Généralisation de la pauvreté
Pour les auteurs du rapport, la pauvreté urbaine est le résultat de la diminution des opportunités économiques, de la détérioration de l’environnement des affaires ainsi que le manque d’investissement dans le capital humain. Pour le responsable des opérations de la Banque mondiale pour Madagascar Atou Seck, la lutte contre la pauvreté dans le pays nécessite une réforme audacieuse en faveur de la croissance qui améliorera le climat des affaires, encouragera la concurrence, renforcera le capital humain, investira dans la connectivité, l’accès à l’énergie et l’infrastructure numérique, et stimulera la productivité agricole. « En mettant en œuvre de telles mesures, Madagascar peut créer un environnement propice à la croissance du secteur privé, à la création d’emplois et à la réduction de la pauvreté, ce qui bénéficiera à l’ensemble de la population », poursuit-il.
La pauvreté rurale quant à elle a légèrement diminué mais reste particulièrement élevé passant de 80,6% en 2012 à 79,9% en 2022. Le rapport souligne une augmentation de la consommation rurale qui a eu pour effet de réduire légèrement l'inégalité rurale.
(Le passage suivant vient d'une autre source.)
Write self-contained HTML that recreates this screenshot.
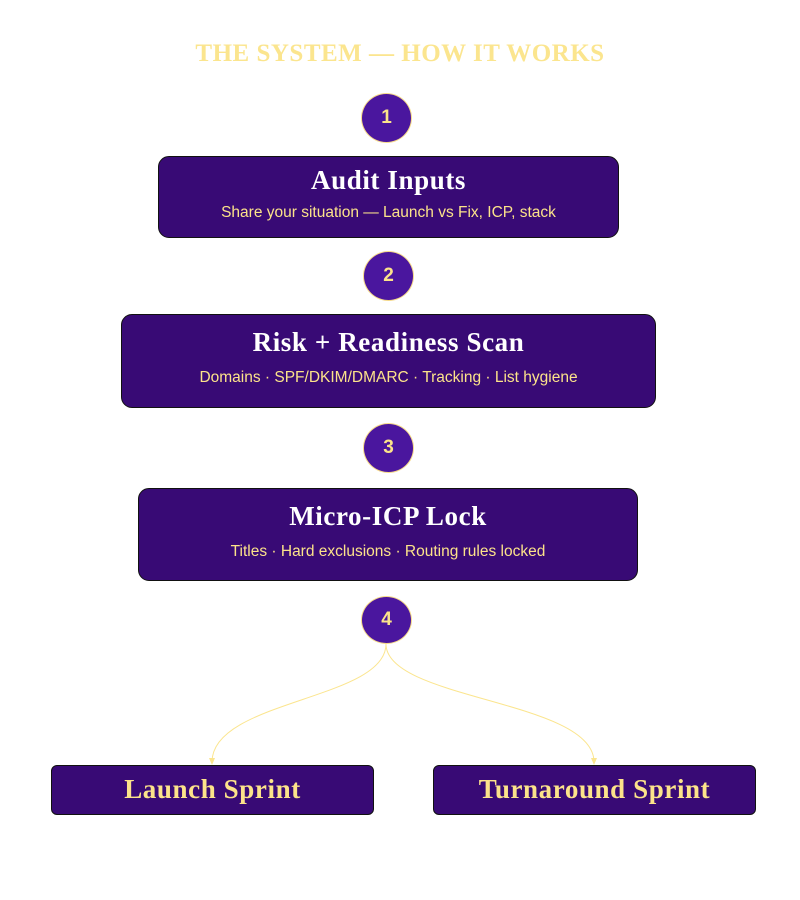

Par ailleurs, les auteurs notent un recul plus significatif de la pauvreté extrême rurale passant de 60,2% à 56,7%. En milieu urbain, la pauvreté extrême a progressé de 22,1% à 31%. Les auteurs soulignent ainsi une augmentation de l’inégalité urbaine avec un recul de la consommation notamment pour les 80% les plus bas.
En somme, la différence entre les milieux urbain et rural est en train de s’estomper, marquant une certaine forme de généralisation de la pauvreté dans le pays.